Is there dread in having to talk about this whole process?
Let’s see after people see it! If they like it, I’m happy to talk about it. If they don’t, I don’t want to be defensive and have to get in the head of trying to explain what we’re doing.
There seems to be such a capacity for misunderstanding of this film.
There always is. One of the hardest things about being an actor is: nobody knows how stuff is made. And even then, it’s specific to them. I’ve been doing this long enough where I get some degree of practice talking about what I do. On some level, I like it because it gives me the opportunity to put in words what I imagine.
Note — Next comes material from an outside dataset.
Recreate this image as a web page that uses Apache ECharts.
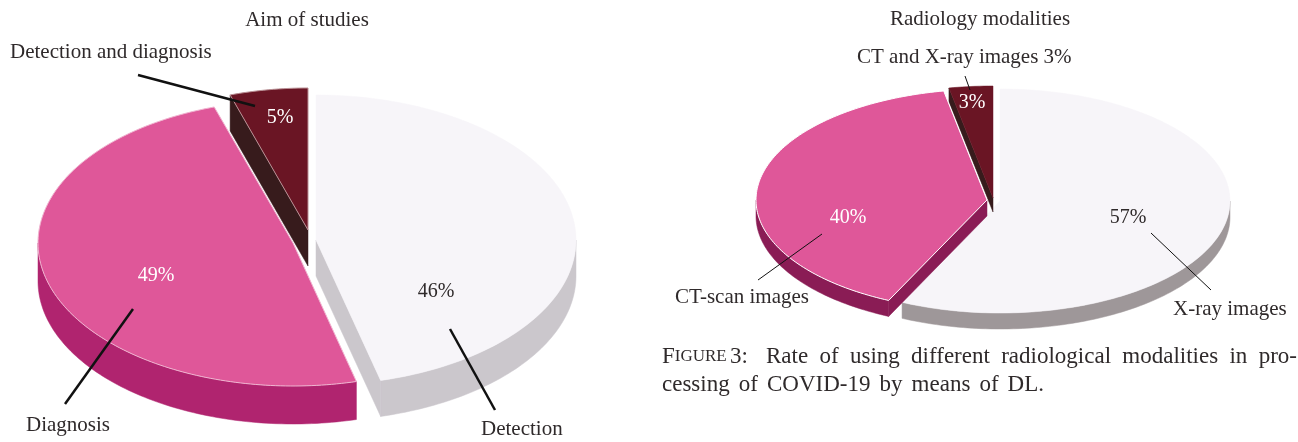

As long as I don’t cling to them and make them a method, then I’m okay. And I’m kind of incapable of that because I’m too restless, somehow. But it’s tough because you get seduced into wanting to frame it right and connect the work with people — give them a good way to connect with it. But you don’t want to lead them in the work and you don’t want to misrepresent by some sort of justification. So part of me says it’s ridiculous for actors — who are notoriously inarticulate, because they’re doers; they’re not reflectors, necessarily — to talk about what we do at all. It can prejudice people on how to see it, in the negative and the positive. I’m so used to making small movies that if you don’t do fucking press, they won’t get seen. So you’ve got to get some free ink; you’ve got to get some people talking about it so they can engage.